Inquiries, Shamata & Vipassana
In continuing to use the Byron Katie inquires, I am struck by the insights that naturally comes from the process.
Some of the many insights that come alive for me:
- Believing in a thought (any thought) creates a sense of separation, something to defend, and suffering whenever Existence happens to unfold in a way that is not aligned with the belief.
- Believing in a thought brings my focus and attention to a layer of abstractions and everything triggered by the belief (habitual thoughts, emotions, behaviors), which makes me less receptive to what is really happening in the present.
- Believing in a thought often kicks up enough dust to cover what is behind it: clarity, pure awareness, and effortless and responsive compassion and insights.

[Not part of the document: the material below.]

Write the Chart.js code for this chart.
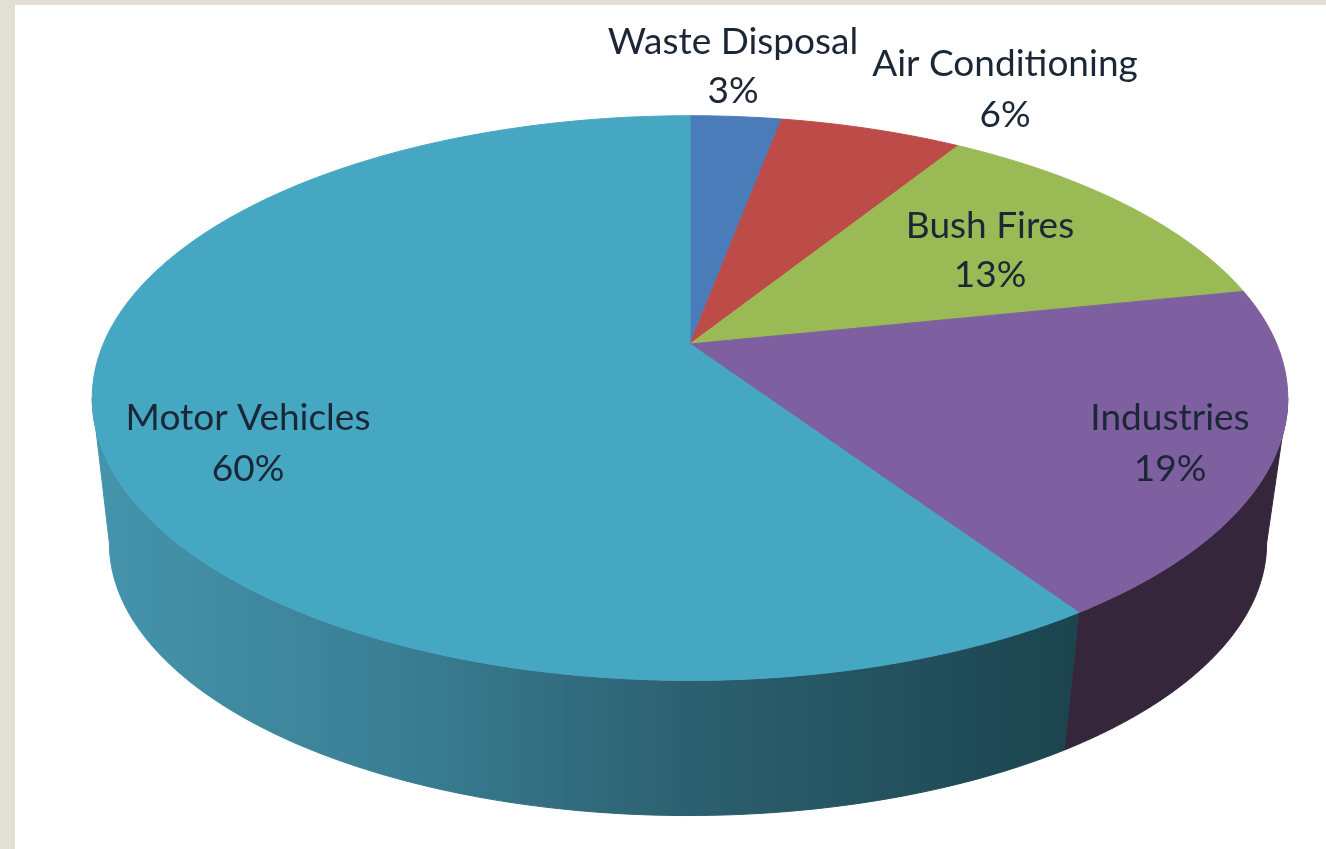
<!DOCTYPE html>
<html>
<head>
<meta charset="utf-8">
<title>Pie</title>
<script src="https://cdn.jsdelivr.net/npm/chart.js@4"></script>
<style>
  html, body { margin: 0; padding: 0; background: #e4dfd5; overflow: hidden; }
  #paper { position: absolute; left: 15px; top: 5px; right: 0; bottom: 0; background: #fff; }
  #myChart { position: absolute; left: 0; top: 0; }
</style>
</head>
<body>
<div id="paper"></div>
<canvas id="myChart" width="1326" height="849"></canvas>
<script>
const categories = ["Waste Disposal", "Air Conditioning", "Bush Fires", "Industries", "Motor Vehicles"];
const shares = [3, 6, 13, 19, 60];
const topColors = ["#4a7cba", "#bd4c48", "#9aba56", "#7e5f9f", "#46a7c2"];

// label centres, one per slice: x, first line y, second line y
const labelSpots = [[733, 42, 91], [1005, 64, 115], [990, 226, 275], [1170, 418, 469], [248, 418, 469]];

// perspective of the tilted disc
const tilt = 0.1915;
const stretchX = 2.157;
const rimStep = Math.PI / 180;

function project(arc, a) {
  let w = 1 - tilt * Math.sin(a);
  return {
    x: arc.x + stretchX * arc.outerRadius * Math.cos(a) / w,
    y: arc.y + arc.outerRadius * Math.sin(a) / w
  };
}

// bottom rim is the top rim moved down and pulled in a little
function dropped(p) {
  return { x: 688 + (p.x - 690) * 0.968, y: 543 + (p.y - 398) * 0.965 };
}

function wallFill(ctx, index) {
  if (index === 3) return "#35263c";
  let g = ctx.createLinearGradient(100, 0, 1080, 0);
  g.addColorStop(0, "#4494ac");
  g.addColorStop(0.3, "#3a7f94");
  g.addColorStop(0.6, "#2c6070");
  g.addColorStop(1, "#1b444d");
  return g;
}

const pie3d = {
  id: "pie3d",
  beforeDatasetsDraw(chart) {
    let ctx = chart.ctx;
    let arcs = chart.getDatasetMeta(0).data;
    let from = Math.asin(tilt);
    let to = Math.PI - from;

    // side wall, only the part of the rim that faces the viewer
    arcs.forEach((arc, i) => {
      let a0 = Math.max(arc.startAngle, from);
      let a1 = Math.min(arc.endAngle, to);
      if (a1 <= a0) return;
      let rim = [];
      for (let a = a0; a < a1; a += rimStep) rim.push(project(arc, a));
      rim.push(project(arc, a1));
      ctx.beginPath();
      rim.forEach((p, n) => n ? ctx.lineTo(p.x, p.y) : ctx.moveTo(p.x, p.y));
      rim.slice().reverse().forEach(p => {
        let q = dropped(p);
        ctx.lineTo(q.x, q.y);
      });
      ctx.closePath();
      ctx.fillStyle = wallFill(ctx, i);
      ctx.strokeStyle = ctx.fillStyle;
      ctx.lineWidth = 1;
      ctx.fill();
      ctx.stroke();
    });

    // top face
    arcs.forEach(arc => {
      ctx.beginPath();
      ctx.moveTo(arc.x, arc.y);
      for (let a = arc.startAngle; a < arc.endAngle; a += rimStep) {
        let p = project(arc, a);
        ctx.lineTo(p.x, p.y);
      }
      let end = project(arc, arc.endAngle);
      ctx.lineTo(end.x, end.y);
      ctx.closePath();
      ctx.fillStyle = arc.options.backgroundColor;
      ctx.strokeStyle = arc.options.backgroundColor;
      ctx.lineWidth = 1;
      ctx.fill();
      ctx.stroke();
    });

    // labels
    ctx.fillStyle = "#1b2636";
    ctx.font = "37px Lato";
    ctx.textAlign = "center";
    ctx.textBaseline = "middle";
    categories.forEach((name, i) => {
      let spot = labelSpots[i];
      ctx.fillText(name, spot[0], spot[1]);
      ctx.fillText(shares[i] + "%", spot[0], spot[2]);
    });
    return false;
  }
};

new Chart(document.getElementById("myChart").getContext("2d"), {
  type: "pie",
  data: {
    labels: categories,
    datasets: [{ data: shares, backgroundColor: topColors, borderWidth: 0 }]
  },
  options: {
    responsive: false,
    animation: false,
    devicePixelRatio: 1,
    layout: { padding: { left: 418, right: 364, top: 72, bottom: 233 } },
    plugins: { legend: { display: false }, tooltip: { enabled: false } }
  },
  plugins: [pie3d]
});
</script>
</body>
</html>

- It gives me a direct and immediate experience of the difference between being blindly caught up in and exclusively identified with the content, what is experienced - and of finding myself as spacious clarity, as capacity for whatever arises.
- Whatever arises in me, including any judgment and "should", is the most precise and valuable advice for myself. If I apply it outward, it brings confusion and suffering. If I apply it to myself, it brings a sense of wholeness and coming home.
(1) Notice symptoms of believing in a thought (contraction, stress). (2) Identify the belief. (3) Is it true? Can you absolutely know it is true. (4) What are the consequences of believing it? (5) Who or what would you be without the thought? (6) Turn the initial sentence around - to your self, its opposite etc. How is each of these new sentences as or more true than the original?
And all of this brings me home to myself as the experiences, as capacity for the world - as that which is unchanging and is a context for all experiences. It allows me to familiarize myself with this, and rest in and as it - while still being every bit as active in the world as before. This is a form of shamata, or calm abiding.